We attended Jen’s Passover Seder last night. This was our third or fourth year, so the rituals are becoming familiar by now, though I’m sure we’ll never master the songs. (Foreign words I can handle, but they don’t rhyme, they don’t scan, and often they repeat without prior indication.)

One of the rituals is openly questioning the tenets of Judaism. Sometimes very basic tenets, like whether the Jews were even slaves in Egypt at all before taking their 40-year desert vacation. (I’ve seen convincing evidence that native Egyptians were, at least technically, slaves, while outside tribes were hired and paid to bolster insufficient corvee labor; another guest reported that slave labor, cheap but slow, wouldn’t keep up the one-pyramid-a-generation pace for succeeding pharaohs.) Not only do we have moral quandaries like whether God was responsible for Pharaoh’s intransigence (“but the Lord hardened his heart”) as well as punishing that intransigence by killing innocent first-born children nation-wide; there’s plenty of reason to doubt whether any of the culture’s foundation myth is true, beyond “we left Egypt, then seized lands from the people living in the Levant.” We’ve also had Jews at the table claiming with a straight face that atheists can be Jewish—not merely of Jewish ancestry, mind you, but active practitioners of Judaism—despite denying its first, primary, most fundamental teaching: “I am the Lord thy God Jehova…”

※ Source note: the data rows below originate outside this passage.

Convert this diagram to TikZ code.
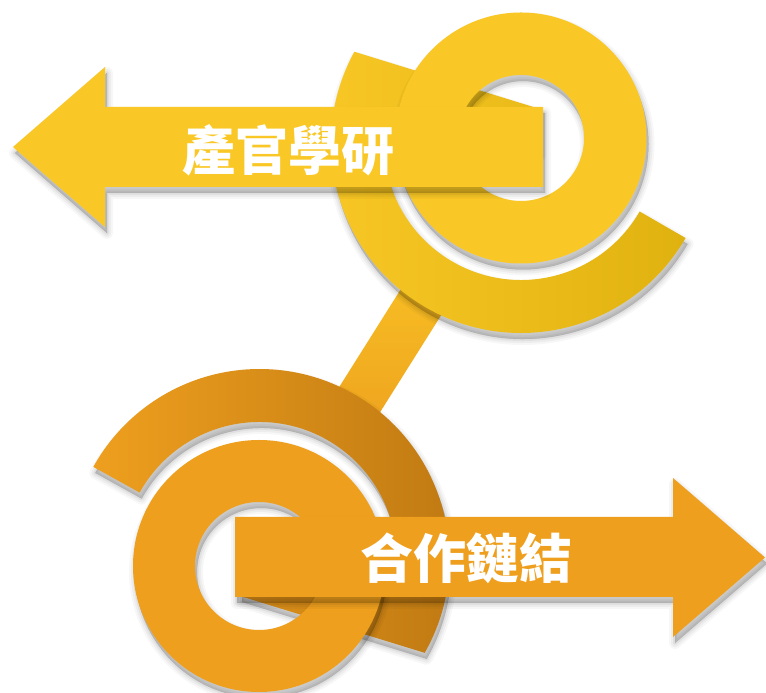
\documentclass[tikz,border=0pt]{standalone}
\usepackage{fontspec}
\newfontfamily\cjk{Noto Sans CJK TC}
\usetikzlibrary{calc}
\definecolor{topY}{RGB}{249,200,38}
\definecolor{topYd}{RGB}{224,178,16}
\definecolor{botO}{RGB}{238,159,30}
\definecolor{botOd}{RGB}{190,120,18}
\definecolor{stemT}{RGB}{248,192,36}
\definecolor{stemB}{RGB}{238,162,31}
\newcommand\softshadow[2][]{%
  \foreach \w/\o in {12/0.03,8/0.04,4/0.05,0.5/0.07}{%
    \path[#1,shift={(2,-6)},draw=black,line width=\w pt,draw opacity=\o,line join=round,fill=black,fill opacity=\o] #2;}}
\def\topC{([shift={(151.3:190)}]521,550) arc[start angle=151.3,end angle=330,radius=190] -- ([shift={(330:137)}]521,550) arc[start angle=330,end angle=195,radius=137] -- (420,533) -- (538,543) -- (538,584.6) -- cycle}
\def\botC{([shift={(-29.6:190)}]259.5,134) arc[start angle=-29.6,end angle=151,radius=190] -- ([shift={(151:137)}]259.5,134) arc[start angle=151,end angle=15,radius=137] -- (360,160) -- (240,148) -- (240,97) -- cycle}
\def\topD{(521,555) circle[radius=125.5] (521,555) circle[radius=63]}
\def\botD{(259,127) circle[radius=126] (259,127) circle[radius=64]}
\def\topA{(13,546) -- (105,626) -- (105,586) -- (543,586) -- (543,506) -- (105,506) -- (105,466) -- cycle}
\def\botA{(765,135.5) -- (673,215) -- (673,176) -- (235,176) -- (235,96) -- (673,96) -- (673,56) -- cycle}
\def\stempath{(456.2,401.7) -- (415.6,427.3) -- (324.3,282.3) -- (364.9,256.7) -- cycle}
\tikzset{
  lbl/.style={text=white,font=\cjk\bfseries\fontsize{53}{53}\selectfont,inner sep=0pt}
}
\begin{document}
\begin{tikzpicture}[x=1pt,y=1pt]
\useasboundingbox (0,0) rectangle (766,693);
\fill[white] (0,0) rectangle (766,693);
% connecting stem
\shade[top color=stemT,bottom color=stemB] \stempath;
% top C band
\softshadow{\topC}
\shade[left color=topY,middle color=topY,right color=topYd] \topC;
% bottom C band
\softshadow{\botC}
\shade[left color=botO,right color=botOd] \botC;
% top donut
\softshadow[even odd rule]{\topD}
\fill[topY,even odd rule] \topD;
% top arrow
\softshadow{\topA}
\fill[topY] \topA;
\node[lbl] (t1) at (288,543) {產官學研};
% bottom donut
\softshadow[even odd rule]{\botD}
\fill[botO,even odd rule] \botD;
% bottom arrow
\softshadow{\botA}
\fill[botO] \botA;
\node[lbl] (t2) at (466,135) {合作鏈結};
\end{tikzpicture}
\end{document}
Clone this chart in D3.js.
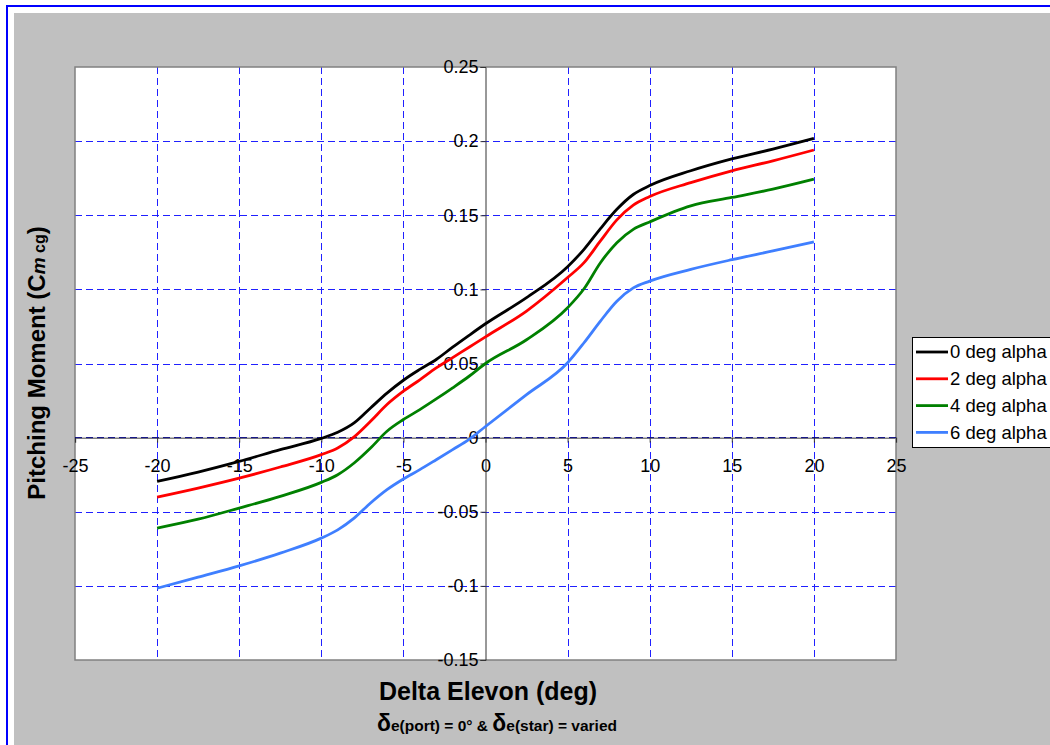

So a pretty heterodox crowd. Which is good. Heterodoxy is healthy, especially when it comes to obeying a quite probably imaginary magical man.

But I gotta ask: If you’re going to treat all and every doctrinal element of a religion, even the simple and obviously literal ones—as our hostess does—as strictly optional, why bother claiming to practice that religion at all? It’s like claiming to be the kind of vegetarian who eats pork chops, y’know? If a definition excludes nothing and no one, it becomes meaningless. And if it’s meaningless, there’s no reason to celebrate it.